Foreign Policy is sure getting a lot of links from us today, but this book review by Peter Baker is worth a read:

Even as Medvedev flew to London to meet with President Obama for the first time this month, Russian authorities hauled onetime oligarch Mikhail Khodorkovsky from his jail cell to put him on trial again for what his lawyers call essentially the same charges. Many saw the move as a warning to anyone else who might get out of line like he once did — and a sign that Moscow could not care less about protests from Khodorkovsky’s friends in the West. And at the same time, Medvedev has done nothing evident to rein in Kremlin-backed Chechen leader Ramzan Kadyrov, whose enemies keep getting killed even as far away as Vienna and Dubai.

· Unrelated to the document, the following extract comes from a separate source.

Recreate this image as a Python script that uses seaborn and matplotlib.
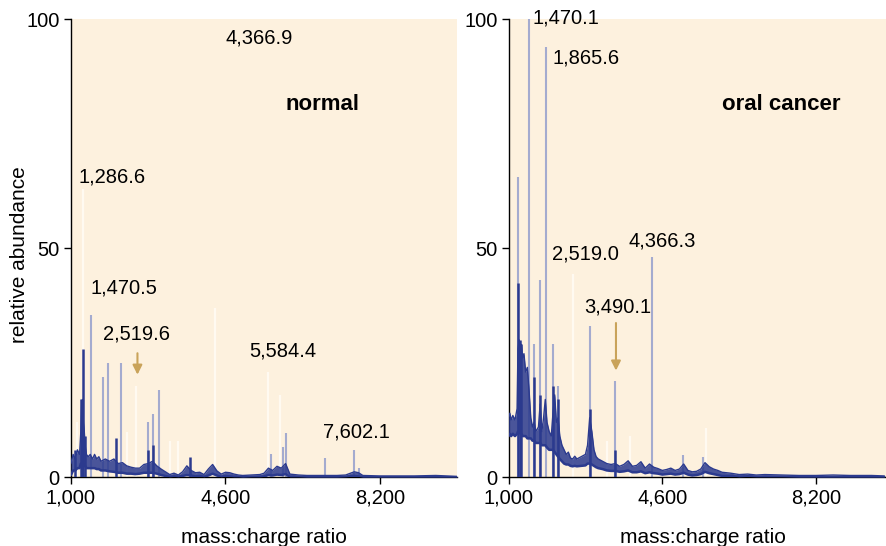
import matplotlib
matplotlib.use("Agg")
import matplotlib.pyplot as plt
import pandas as pd
import seaborn as sns

# ---- data ----
# noisy baseline band: m/z, lower edge, upper edge (relative abundance)
normal_mz = [1000, 1050, 1100, 1150, 1200, 1230, 1250, 1270, 1290, 1310, 1330, 1360, 1400, 1450,
             1500, 1550, 1600, 1650, 1700, 1800, 1900, 2000, 2100, 2200, 2300, 2400, 2500,
             2600, 2700, 2800, 2900, 3000, 3100, 3200, 3300, 3400, 3500, 3600, 3700, 3800,
             3900, 4000, 4100, 4200, 4300, 4400, 4500, 4600, 4700, 4800, 4900, 5000, 5200,
             5400, 5500, 5600, 5700, 5800, 5900, 6000, 6100, 6300, 6500, 6800, 7000, 7200,
             7400, 7600, 7700, 7800, 8200, 9000, 9500, 10000]
normal_lo = [0.5, 1.5, 1.5, 2.0, 2.0, 3.0, 3.0, 3.0, 3.0, 2.5, 2.5, 2.0, 2.0, 2.0,
             2.0, 2.0, 1.8, 1.8, 1.5, 1.5, 1.3, 1.2, 1.0, 1.0, 0.8, 0.8, 0.7,
             0.8, 1.0, 1.0, 1.0, 0.8, 0.5, 0.3, 0.1, 0.2, 0.1, 0.3, 0.5, 0.4,
             0.2, 0.3, 0.1, 0.4, 0.8, 0.4, 0.1, 0.3, 0.2, 0.1, 0.1, 0.0, 0.1,
             0.1, 0.2, 0.5, 0.4, 0.6, 0.5, 0.7, 0.1, 0.1, 0.0, 0.0, 0.0, 0.0,
             0.1, 0.3, 0.2, 0.0, 0.0, 0.0, 0.0, 0.0]
normal_hi = [3.0, 5.0, 4.0, 6.0, 5.0, 10.0, 16.0, 17.0, 12.0, 10.0, 7.0, 5.0, 4.5, 5.0,
             4.0, 5.0, 4.0, 4.5, 3.5, 4.0, 3.5, 4.0, 3.0, 3.2, 2.5, 2.2, 2.0,
             2.0, 2.8, 3.0, 3.5, 2.5, 1.8, 1.2, 0.6, 0.9, 0.5, 1.2, 2.5, 1.5,
             1.0, 1.1, 0.6, 1.8, 2.8, 1.4, 0.7, 1.1, 1.0, 0.7, 0.5, 0.4, 0.5,
             0.6, 0.9, 2.0, 1.5, 2.4, 2.0, 3.0, 0.7, 0.5, 0.4, 0.4, 0.4, 0.4,
             0.5, 1.2, 1.0, 0.4, 0.3, 0.3, 0.4, 0.2]

cancer_mz = [1000, 1030, 1060, 1100, 1150, 1200, 1220, 1250, 1280, 1300, 1330, 1360, 1400, 1440,
             1480, 1520, 1560, 1600, 1640, 1700, 1740, 1780, 1820, 1860, 1900, 1950, 2000,
             2040, 2080, 2120, 2160, 2200, 2250, 2300, 2350, 2400, 2450, 2500, 2550, 2600,
             2700, 2800, 2850, 2900, 2950, 3000, 3050, 3100, 3200, 3300, 3400, 3500, 3600,
             3700, 3800, 3900, 4000, 4100, 4200, 4300, 4400, 4500, 4600, 4700, 4800, 4900,
             5000, 5100, 5200, 5300, 5400, 5500, 5600, 5700, 5800, 5900, 6000, 6200, 6400,
             6600, 6800, 7000, 7400, 7800, 8200, 8600, 9000, 9500, 9800]
cancer_lo = [9.0, 9.5, 9.0, 9.5, 9.0, 9.5, 10.0, 10.0, 9.5, 9.5, 9.0, 9.0, 9.0, 8.5,
             8.5, 8.5, 8.0, 8.0, 7.5, 7.5, 7.5, 7.0, 7.0, 7.0, 6.5, 6.0, 6.0,
             6.0, 5.5, 5.0, 4.5, 4.0, 3.5, 3.0, 2.8, 2.8, 2.5, 2.4, 2.5, 2.4,
             2.5, 2.6, 3.0, 3.0, 2.8, 2.5, 2.2, 2.0, 1.8, 1.5, 1.4, 1.4, 1.2,
             1.3, 1.5, 1.1, 1.1, 1.3, 0.9, 1.1, 0.9, 0.8, 0.6, 0.7, 0.8, 0.6,
             0.7, 1.0, 0.6, 0.4, 0.5, 0.7, 1.2, 0.9, 0.7, 0.5, 0.3, 0.3, 0.1,
             0.2, 0.1, 0.1, 0.1, 0.0, 0.0, 0.0, 0.0, 0.0, 0.0]
cancer_hi = [13.0, 14.0, 12.5, 13.5, 12.5, 15.0, 28.0, 30.0, 28.0, 29.0, 26.0, 27.0, 23.0, 24.0,
             19.0, 13.0, 11.0, 12.0, 10.0, 11.0, 16.0, 10.0, 13.0, 17.0, 12.0, 10.0, 9.0,
             14.0, 18.0, 12.0, 13.0, 9.0, 7.0, 6.0, 5.0, 5.5, 4.2, 4.0, 4.6, 4.0,
             4.5, 5.0, 7.0, 13.0, 10.0, 6.0, 4.5, 4.0, 3.5, 3.0, 2.8, 3.0, 2.4,
             2.8, 3.6, 2.4, 2.6, 3.4, 2.0, 2.9, 2.2, 1.9, 1.5, 1.7, 2.0, 1.5,
             1.8, 2.9, 1.5, 1.2, 1.3, 1.8, 3.2, 2.3, 1.8, 1.5, 1.1, 0.9, 0.6,
             0.7, 0.5, 0.6, 0.5, 0.4, 0.4, 0.5, 0.4, 0.4, 0.3]

# peaks: dark (solid blue), light (faded blue), ghost (near-white)
normal_dark_mz = [1105, 1240, 1260, 1290, 1320, 2053, 2790, 2915, 3784]
normal_dark_h = [6.0, 17.0, 15.0, 28.0, 9.0, 8.5, 6.0, 7.0, 4.4]
normal_light_mz = [1470.5, 1741, 1857, 2170, 2789, 2915, 3046, 5650, 5940, 6021, 6930, 7602.1, 7700]
normal_light_h = [35.5, 22.0, 25.0, 25.0, 12.0, 13.8, 19.0, 5.0, 6.6, 9.7, 4.3, 6.0, 2.0]
normal_ghost_mz = [1150, 1286.6, 2300, 2519.6, 3300, 3500, 4366.9, 5584.4, 5870]
normal_ghost_h = [12.0, 63.0, 10.0, 20.0, 8.0, 8.0, 37.0, 23.0, 18.0]

cancer_dark_mz = [1228, 1265, 1300, 1602, 1728, 2047, 2165, 2914, 3490.1]
cancer_dark_h = [42.5, 30.0, 29.0, 22.0, 18.0, 20.0, 17.0, 15.0, 6.0]
cancer_light_mz = [1228, 1470.1, 1602, 1728, 1865.6, 2047, 2165, 2914, 3490.1, 4366.3, 5093, 5560]
cancer_light_h = [65.6, 100.0, 29.0, 43.0, 94.0, 29.0, 20.0, 33.0, 21.0, 48.0, 4.8, 4.4]
cancer_ghost_mz = [2519.0, 3300, 3850, 5620]
cancer_ghost_h = [44.5, 8.0, 9.0, 10.7]

# labels (text, m/z, abundance)
normal_labels = [("4,366.9", 4600, 96.0), ("1,286.6", 1175, 65.5), ("1,470.5", 1454, 41.3),
                 ("2,519.6", 1757, 31.2), ("5,584.4", 5158, 27.5), ("7,602.1", 6883, 10.0)]
cancer_labels = [("1,470.1", 1571, 100.2), ("1,865.6", 2040, 91.5), ("2,519.0", 2017, 48.7),
                 ("4,366.3", 3799, 51.7), ("3,490.1", 2768, 37.1)]

x_ticks = [1000, 4600, 8200]
x_tick_labels = ["1,000", "4,600", "8,200"]
y_ticks = [0, 50, 100]

# ---- style ----
sns.set_theme(style="ticks", rc={"text.color": "black", "axes.labelcolor": "black",
                                 "xtick.color": "black", "ytick.color": "black"})
plt.rcParams['font.family'] = ['Liberation Sans', 'DejaVu Sans']

BG = "#fdf1de"
DARK = "#2b3a8e"
LIGHT = "#a4abcf"
GHOST = "#fffaf1"
ARROW = "#c9a35a"

fig = plt.figure(figsize=(8.86, 5.46), dpi=100)
ax1 = fig.add_axes([0.0801, 0.1258, 0.436, 0.8388])
ax2 = fig.add_axes([0.574, 0.1258, 0.4338, 0.8388])


def draw_panel(ax, base_mz, lo, hi, dark_mz, dark_h, light_mz, light_h, ghost_mz, ghost_h,
               labels, title, arrow):
    ax.set_facecolor(BG)
    ax.vlines(ghost_mz, 0, ghost_h, color=GHOST, lw=1.6, zorder=1)
    ax.vlines(light_mz, 0, light_h, color=LIGHT, lw=1.5, zorder=2)
    ax.fill_between(base_mz, lo, hi, color=DARK, alpha=0.85, lw=0, zorder=3)
    df = pd.DataFrame({"mz": base_mz, "lo": lo, "hi": hi})
    sns.lineplot(data=df, x="mz", y="lo", ax=ax, color=DARK, lw=1.8,
                 estimator=None, sort=False, zorder=3)
    sns.lineplot(data=df, x="mz", y="hi", ax=ax, color=DARK, lw=1.0,
                 estimator=None, sort=False, zorder=3)
    ax.vlines(dark_mz, 0, dark_h, color=DARK, lw=1.8, zorder=4)

    for txt, x, y in labels:
        ax.text(x, y, txt, fontsize=14.5, color="black", ha="left", va="center", zorder=5)
    ax.text(6000, 81.4, title, fontsize=16, fontweight="bold", color="black",
            ha="left", va="center")
    ax.annotate("", xy=(arrow[0], arrow[2]), xytext=(arrow[0], arrow[1]),
                arrowprops=dict(arrowstyle="-|>", color=ARROW, lw=1.5, mutation_scale=14))

    ax.set_xlim(1000, 10000)
    ax.set_ylim(0, 100)
    ax.set_xticks(x_ticks)
    ax.set_xticklabels(x_tick_labels)
    ax.set_yticks(y_ticks)
    ax.set_xlabel("")
    ax.set_ylabel("")
    ax.tick_params(direction="out", length=5, width=1, colors="black", labelsize=14.5, pad=3)
    for side in ["top", "right"]:
        ax.spines[side].set_visible(False)
    for side in ["left", "bottom"]:
        ax.spines[side].set_color("black")
        ax.spines[side].set_linewidth(1)


draw_panel(ax1, normal_mz, normal_lo, normal_hi, normal_dark_mz, normal_dark_h, normal_light_mz,
           normal_light_h, normal_ghost_mz, normal_ghost_h, normal_labels, "normal",
           (2549, 27.7, 21.8))
draw_panel(ax2, cancer_mz, cancer_lo, cancer_hi, cancer_dark_mz, cancer_dark_h, cancer_light_mz,
           cancer_light_h, cancer_ghost_mz, cancer_ghost_h, cancer_labels, "oral cancer",
           (3515, 34.3, 22.7))

fig.text(20 / 886, 1 - 255 / 546, "relative abundance", rotation=90, fontsize=15,
         color="black", ha="center", va="center")
fig.text(264 / 886, 1 - 543 / 546, "mass:charge ratio", fontsize=15, color="black",
         ha="center", va="baseline")
fig.text(703 / 886, 1 - 543 / 546, "mass:charge ratio", fontsize=15, color="black",
         ha="center", va="baseline")

fig.savefig("out.png", dpi=100)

So Medvedev is no Gorbachev. At least not yet and maybe never. What Mann’s book reminds us is how little we understand about what really goes on inside the Russian leadership. Russian leaders, after all, are acting not as we want them to but out of what they see as Russia’s interests. Gorbachev believed it was in the Soviet Union’s interest to open up a closed system and put an end to the arms race. Reagan recognized that and collaborated with him. After a decade of instability, Putin saw consolidating power both at home and in Russia’s immediate neighborhood being in Russia’s interest.